* BEGIN *

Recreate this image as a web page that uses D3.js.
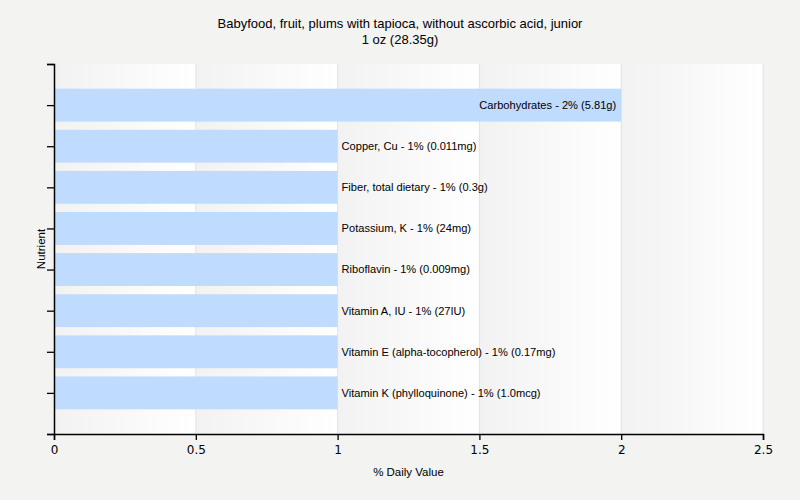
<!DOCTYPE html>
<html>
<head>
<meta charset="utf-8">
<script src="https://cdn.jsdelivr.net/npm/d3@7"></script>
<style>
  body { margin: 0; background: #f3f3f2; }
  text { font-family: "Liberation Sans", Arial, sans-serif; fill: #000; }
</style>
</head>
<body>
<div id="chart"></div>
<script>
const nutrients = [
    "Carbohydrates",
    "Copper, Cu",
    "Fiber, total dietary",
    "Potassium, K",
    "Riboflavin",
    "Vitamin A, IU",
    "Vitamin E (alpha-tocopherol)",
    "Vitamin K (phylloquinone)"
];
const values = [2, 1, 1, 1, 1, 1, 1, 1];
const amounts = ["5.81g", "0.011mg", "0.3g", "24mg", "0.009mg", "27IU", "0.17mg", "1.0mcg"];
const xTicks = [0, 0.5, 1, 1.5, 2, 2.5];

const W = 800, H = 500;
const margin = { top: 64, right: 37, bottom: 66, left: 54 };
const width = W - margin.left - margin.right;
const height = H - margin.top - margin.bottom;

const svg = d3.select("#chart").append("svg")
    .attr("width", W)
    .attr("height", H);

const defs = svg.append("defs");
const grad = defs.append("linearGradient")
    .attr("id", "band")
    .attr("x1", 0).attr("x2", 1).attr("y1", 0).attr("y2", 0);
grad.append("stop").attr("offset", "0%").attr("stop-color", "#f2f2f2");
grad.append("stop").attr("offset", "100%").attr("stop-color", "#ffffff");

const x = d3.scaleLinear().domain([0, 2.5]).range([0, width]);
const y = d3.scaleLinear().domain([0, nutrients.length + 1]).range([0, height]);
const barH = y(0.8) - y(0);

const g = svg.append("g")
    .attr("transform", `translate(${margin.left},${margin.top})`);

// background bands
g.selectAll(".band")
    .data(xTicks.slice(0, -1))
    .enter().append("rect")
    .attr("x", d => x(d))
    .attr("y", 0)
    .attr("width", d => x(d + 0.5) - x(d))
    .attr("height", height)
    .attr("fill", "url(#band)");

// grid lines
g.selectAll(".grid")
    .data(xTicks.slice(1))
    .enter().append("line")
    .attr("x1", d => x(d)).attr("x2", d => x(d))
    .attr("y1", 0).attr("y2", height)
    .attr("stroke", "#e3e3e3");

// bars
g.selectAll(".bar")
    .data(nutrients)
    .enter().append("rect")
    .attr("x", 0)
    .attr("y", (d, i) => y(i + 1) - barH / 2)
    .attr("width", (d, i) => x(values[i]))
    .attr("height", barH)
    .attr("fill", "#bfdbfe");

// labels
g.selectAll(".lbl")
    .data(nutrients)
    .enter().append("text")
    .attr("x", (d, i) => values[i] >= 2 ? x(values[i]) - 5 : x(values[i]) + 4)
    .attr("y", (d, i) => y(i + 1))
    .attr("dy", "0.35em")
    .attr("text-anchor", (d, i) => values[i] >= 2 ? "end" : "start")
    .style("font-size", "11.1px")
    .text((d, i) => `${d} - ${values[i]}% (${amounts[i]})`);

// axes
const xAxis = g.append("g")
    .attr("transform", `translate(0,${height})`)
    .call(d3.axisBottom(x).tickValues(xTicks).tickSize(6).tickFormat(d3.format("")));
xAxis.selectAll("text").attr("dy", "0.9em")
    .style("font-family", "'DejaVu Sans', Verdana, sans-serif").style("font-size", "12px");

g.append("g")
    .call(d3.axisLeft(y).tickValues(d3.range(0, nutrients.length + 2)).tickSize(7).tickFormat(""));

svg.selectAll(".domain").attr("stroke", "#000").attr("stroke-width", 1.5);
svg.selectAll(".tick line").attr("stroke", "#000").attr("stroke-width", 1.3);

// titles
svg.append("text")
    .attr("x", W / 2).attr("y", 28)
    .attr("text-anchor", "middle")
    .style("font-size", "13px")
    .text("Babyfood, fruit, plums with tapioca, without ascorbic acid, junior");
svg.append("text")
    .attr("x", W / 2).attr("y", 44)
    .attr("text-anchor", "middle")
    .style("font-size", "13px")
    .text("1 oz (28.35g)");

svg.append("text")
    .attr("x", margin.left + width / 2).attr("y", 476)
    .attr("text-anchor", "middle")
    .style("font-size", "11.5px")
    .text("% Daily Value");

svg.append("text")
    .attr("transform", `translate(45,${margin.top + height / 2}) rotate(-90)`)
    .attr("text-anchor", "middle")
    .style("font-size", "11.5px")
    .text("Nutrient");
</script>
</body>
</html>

* END *

* DIRECTIONS FOR THIS TASK
Omit the pictures and reproduce the listing exactly.

* TASK RESPONSE
Recreate this image as a web page that uses D3.js.
<!DOCTYPE html>
<html>
<head>
<meta charset="utf-8">
<script src="https://cdn.jsdelivr.net/npm/d3@7"></script>
<style>
  body { margin: 0; background: #f3f3f2; }
  text { font-family: "Liberation Sans", Arial, sans-serif; fill: #000; }
</style>
</head>
<body>
<div id="chart"></div>
<script>
const nutrients = [
    "Carbohydrates",
    "Copper, Cu",
    "Fiber, total dietary",
    "Potassium, K",
    "Riboflavin",
    "Vitamin A, IU",
    "Vitamin E (alpha-tocopherol)",
    "Vitamin K (phylloquinone)"
];
const values = [2, 1, 1, 1, 1, 1, 1, 1];
const amounts = ["5.81g", "0.011mg", "0.3g", "24mg", "0.009mg", "27IU", "0.17mg", "1.0mcg"];
const xTicks = [0, 0.5, 1, 1.5, 2, 2.5];

const W = 800, H = 500;
const margin = { top: 64, right: 37, bottom: 66, left: 54 };
const width = W - margin.left - margin.right;
const height = H - margin.top - margin.bottom;

const svg = d3.select("#chart").append("svg")
    .attr("width", W)
    .attr("height", H);

const defs = svg.append("defs");
const grad = defs.append("linearGradient")
    .attr("id", "band")
    .attr("x1", 0).attr("x2", 1).attr("y1", 0).attr("y2", 0);
grad.append("stop").attr("offset", "0%").attr("stop-color", "#f2f2f2");
grad.append("stop").attr("offset", "100%").attr("stop-color", "#ffffff");

const x = d3.scaleLinear().domain([0, 2.5]).range([0, width]);
const y = d3.scaleLinear().domain([0, nutrients.length + 1]).range([0, height]);
const barH = y(0.8) - y(0);

const g = svg.append("g")
    .attr("transform", `translate(${margin.left},${margin.top})`);

// background bands
g.selectAll(".band")
    .data(xTicks.slice(0, -1))
    .enter().append("rect")
    .attr("x", d => x(d))
    .attr("y", 0)
    .attr("width", d => x(d + 0.5) - x(d))
    .attr("height", height)
    .attr("fill", "url(#band)");

// grid lines
g.selectAll(".grid")
    .data(xTicks.slice(1))
    .enter().append("line")
    .attr("x1", d => x(d)).attr("x2", d => x(d))
    .attr("y1", 0).attr("y2", height)
    .attr("stroke", "#e3e3e3");

// bars
g.selectAll(".bar")
    .data(nutrients)
    .enter().append("rect")
    .attr("x", 0)
    .attr("y", (d, i) => y(i + 1) - barH / 2)
    .attr("width", (d, i) => x(values[i]))
    .attr("height", barH)
    .attr("fill", "#bfdbfe");

// labels
g.selectAll(".lbl")
    .data(nutrients)
    .enter().append("text")
    .attr("x", (d, i) => values[i] >= 2 ? x(values[i]) - 5 : x(values[i]) + 4)
    .attr("y", (d, i) => y(i + 1))
    .attr("dy", "0.35em")
    .attr("text-anchor", (d, i) => values[i] >= 2 ? "end" : "start")
    .style("font-size", "11.1px")
    .text((d, i) => `${d} - ${values[i]}% (${amounts[i]})`);

// axes
const xAxis = g.append("g")
    .attr("transform", `translate(0,${height})`)
    .call(d3.axisBottom(x).tickValues(xTicks).tickSize(6).tickFormat(d3.format("")));
xAxis.selectAll("text").attr("dy", "0.9em")
    .style("font-family", "'DejaVu Sans', Verdana, sans-serif").style("font-size", "12px");

g.append("g")
    .call(d3.axisLeft(y).tickValues(d3.range(0, nutrients.length + 2)).tickSize(7).tickFormat(""));

svg.selectAll(".domain").attr("stroke", "#000").attr("stroke-width", 1.5);
svg.selectAll(".tick line").attr("stroke", "#000").attr("stroke-width", 1.3);

// titles
svg.append("text")
    .attr("x", W / 2).attr("y", 28)
    .attr("text-anchor", "middle")
    .style("font-size", "13px")
    .text("Babyfood, fruit, plums with tapioca, without ascorbic acid, junior");
svg.append("text")
    .attr("x", W / 2).attr("y", 44)
    .attr("text-anchor", "middle")
    .style("font-size", "13px")
    .text("1 oz (28.35g)");

svg.append("text")
    .attr("x", margin.left + width / 2).attr("y", 476)
    .attr("text-anchor", "middle")
    .style("font-size", "11.5px")
    .text("% Daily Value");

svg.append("text")
    .attr("transform", `translate(45,${margin.top + height / 2}) rotate(-90)`)
    .attr("text-anchor", "middle")
    .style("font-size", "11.5px")
    .text("Nutrient");
</script>
</body>
</html>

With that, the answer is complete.